Diese Voraussetzungen für das Vorliegen einer sachlichen Härte sind im Streitfall nicht erfüllt. Dem Kläger war es zumutbar, der --jedenfalls seiner Ansicht nach-- rechtswidrigen Anmeldung der Säumniszuschläge zur Konkurstabelle zu widersprechen.

bb) Hat der Prüfungstermin noch nicht stattgefunden oder hat der Kläger der Anmeldung der Säumniszuschläge bereits im Prüfungstermin widersprochen, so hat das FA --falls es gleichwohl auf seinem Rechtsstandpunkt beharrt-- die Konkursforderung gemäß § 251 Abs. 3 AO 1977 durch schriftlichen Verwaltungsakt festzustellen. Gegen diesen Feststellungsbescheid ist der Einspruch und anschließend die Klage zum FG gegeben. In diesem Anfechtungsverfahren ist dann verbindlich zu klären, ob die Vorschrift des § 63 Nr. 1 KO der Anmeldung der seit der Konkurseröffnung laufenden Säumniszuschläge entgegensteht. Eine abweichende Entscheidung im vorliegenden Billigkeitsverfahren ist nicht zulässig.

2. Säumniszuschläge zur Lohnsteuer

Die oben genannten Grundsätze gelten auch für die Säumniszuschläge zur Lohnsteuer.

a) Entgegen der Auffassung des FA sind auch die Säumniszuschläge zur Lohnsteuer Gegenstand des vorliegenden Verfahrens, da das FG auch über sie entschieden hat.

Die Klage betraf auch die Säumniszuschläge zur Lohnsteuer. Das FA hatte ihren Erlass im Schreiben vom 20. März 2000 ausdrücklich abgelehnt. Offensichtlich sah das FA in diesem Schreiben selbst einen rechtsmittelfähigen Bescheid. Im (mit Rechtsmittelbelehrung versehenen) Ablehnungsbescheid vom 28. April 2000 heißt es nämlich wörtlich: "Hinsichtlich Ihres Hinweises auf einen rechtsmittelfähigen Bescheid verweise ich auf § 356 Abs. 2 AO." Nach dieser Vorschrift ist die Einlegung eines Einspruchs binnen eines Jahres seit Bekanntgabe des Verwaltungsakts zulässig, wenn die Rechtsbehelfsbelehrung unterblieben ist. Demgemäß durfte der Kläger gegen den Bescheid vom 20. März 2000 Einspruch einlegen.
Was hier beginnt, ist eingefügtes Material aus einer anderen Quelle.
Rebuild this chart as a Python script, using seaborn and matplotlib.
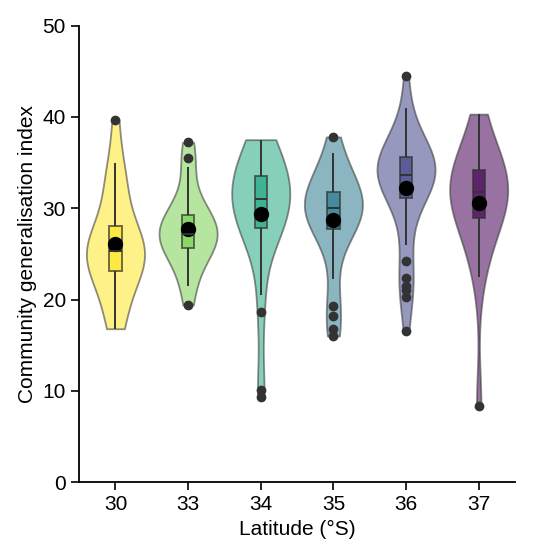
import numpy as np
import pandas as pd
import matplotlib
matplotlib.use("Agg")
import matplotlib.pyplot as plt
import seaborn as sns

latitudes = ["30", "33", "34", "35", "36", "37"]
g30 = [16.8, 17.5, 19, 21, 22.5, 23, 23.5, 24, 24.3, 24.8, 25.2, 25.5, 25.8, 26.5,
       27.0, 27.5, 28.2, 31.5, 32.5, 33, 35, 39.7]
g33 = [19.4, 21.5, 23, 24.5, 25.3, 25.6, 26, 26.5, 26.8, 27, 27.2, 27.5, 28, 28.5,
       29.0, 29.3, 29.8, 31, 34.5, 35.5, 37.2]
g34 = [9.3, 10.1, 18.6, 20.5, 26, 27.5, 27.7, 27.8, 28, 28.5, 29, 29.5, 30, 30.5,
       31, 31.5, 32.5, 33, 33, 34, 35, 36, 37, 37.5, 31.8, 32.2, 33.5, 34.5, 36.5]
g35 = [16, 16.8, 18.2, 19.3, 22.2, 26.5, 27.7, 27.8, 28, 28.5, 29, 29.5, 29.8, 30,
       30.2, 30.5, 30.8, 31, 31.2, 31.5, 32, 32.5, 33, 34, 35, 36, 37.8]
g36 = [16.5, 20.3, 21, 21.5, 22.4, 24.2, 26, 28, 30, 31.5, 31.8, 32, 32.2, 32.5,
       32.8, 33, 33.2, 33.5, 33.8, 34, 34.2, 34.4, 34.5, 34.8, 35, 35.2, 35.5, 35.8,
       36, 36.2, 36.5, 37, 38, 39, 41, 44.5]
g37 = [8.3, 22.5, 25, 27, 28.5, 29, 29.5, 30, 31, 31.5, 32, 32.5, 33, 33.5, 34,
       34.5, 35, 36, 38, 40.3]

groups = [g30, g33, g34, g35, g36, g37]
df = pd.DataFrame({
    "lat": np.repeat(latitudes, [len(g) for g in groups]),
    "index": np.concatenate(groups),
})

sns.set_theme(style="ticks")
plt.rcParams["font.family"] = ["Liberation Sans", "DejaVu Sans"]
fig, ax = plt.subplots(figsize=(5.33, 5.57), dpi=100)

pal = [plt.cm.viridis(v) for v in np.linspace(1, 0, 6)]
sns.violinplot(data=df, x="lat", y="index", hue="lat", palette=pal, cut=0,
               inner=None, linewidth=1.3, linecolor="#333333", legend=False, ax=ax,
               width=0.8, saturation=1)
for c in ax.collections:
    c.set_alpha(0.55)
    c.set_edgecolor("#333333")
sns.boxplot(data=df, x="lat", y="index", hue="lat", palette=pal, width=0.17,
            linewidth=1.4, linecolor="#333333", legend=False, ax=ax, saturation=1,
            showcaps=False, boxprops=dict(alpha=0.7),
            flierprops=dict(marker="o", markerfacecolor="#333333",
                            markeredgecolor="#333333", markersize=6))
sns.pointplot(data=df, x="lat", y="index", estimator="mean", errorbar=None,
              linestyle="none", color="black", markersize=9, ax=ax)

ax.set_ylim(0, 50)
ax.set_yticks(range(0, 51, 10))
ax.set_xlabel("Latitude (°S)", fontsize=15, color="black")
ax.set_ylabel("Community generalisation index", fontsize=15, color="black")
ax.tick_params(labelsize=15, width=1.2, length=6, colors="black")
sns.despine(ax=ax)
for s in ["left", "bottom"]:
    ax.spines[s].set_linewidth(1.3)
    ax.spines[s].set_color("black")
plt.tight_layout()
plt.savefig("out.png", dpi=100)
Im Übrigen bezieht sich der Ablehnungsbescheid vom 28. April 2000 "auf den bisher geführten Schriftwechsel", wiederholt also den Inhalt des Bescheids vom 20. März 2000.

Demgemäß durfte das FG auch davon ausgehen, dass der nicht näher konkretisierte Einspruch "gegen den Bescheid vom 28.4.2000" auch die Säumniszuschläge zur Lohnsteuer erfasste. Dass das FA auf diese in den Gründen der Einspruchsentscheidung vom 31. Juli 2000 nicht mehr näher einging, schloss gemäß § 46 FGO eine Sachentscheidung des FG nicht aus.

b) Diese hält allerdings einer rechtlichen Überprüfung durch den Senat nicht Stand. Für den Erlass der Säumniszuschläge zur Lohnsteuer gelten nämlich dieselben Grundsätze wie für den Erlass der Säumniszuschläge zur Einkommensteuer und zur Umsatzsteuer.

Der Konkursverwalter darf die Lohnsteuerschulden ebenso wie die übrigen (eigentlichen) Steuerschulden des Gemeinschuldners nur nach den Vorschriften der Konkursordnung begleichen. Daran ändert auch nichts der Umstand, dass der Schuldner der Lohnsteuer gemäß § 38 Abs. 2 Satz 1 des Einkommensteuergesetzes (EStG) der Arbeitnehmer ist und der Arbeitgeber nach § 42d Abs. 1 Nr. 1 EStG für die Lohnsteuer haftet. Nach § 240 Abs. 1 Satz 2 AO 1977 lösen die dort genannten Haftungsschulden die Säumniszuschläge unter denselben Voraussetzungen aus, wie die in § 240 Abs. 1 Satz 1 AO 1977 genannten Steuerschulden. Die Säumniszuschläge zur Lohnsteuer sind unter denselben Voraussetzungen gemäß § 227 AO 1977 zu erlassen wie die übrigen Säumniszuschläge. Sie können unter denselben Voraussetzungen zur Konkurstabelle angemeldet werden wie die übrigen Säumniszuschläge.

Die vollständige Ablehnung des Erlasses der Säumniszuschläge zur Lohnsteuer war demnach nicht rechtmäßig. Da es dem Senat verwehrt ist, das dem FA verbleibende Ermessen selbst auszuüben, war dieses gemäß § 101 Satz 2 FGO zu verpflichten, den Kläger unter Beachtung der Rechtsauffassung des Senats erneut zu bescheiden.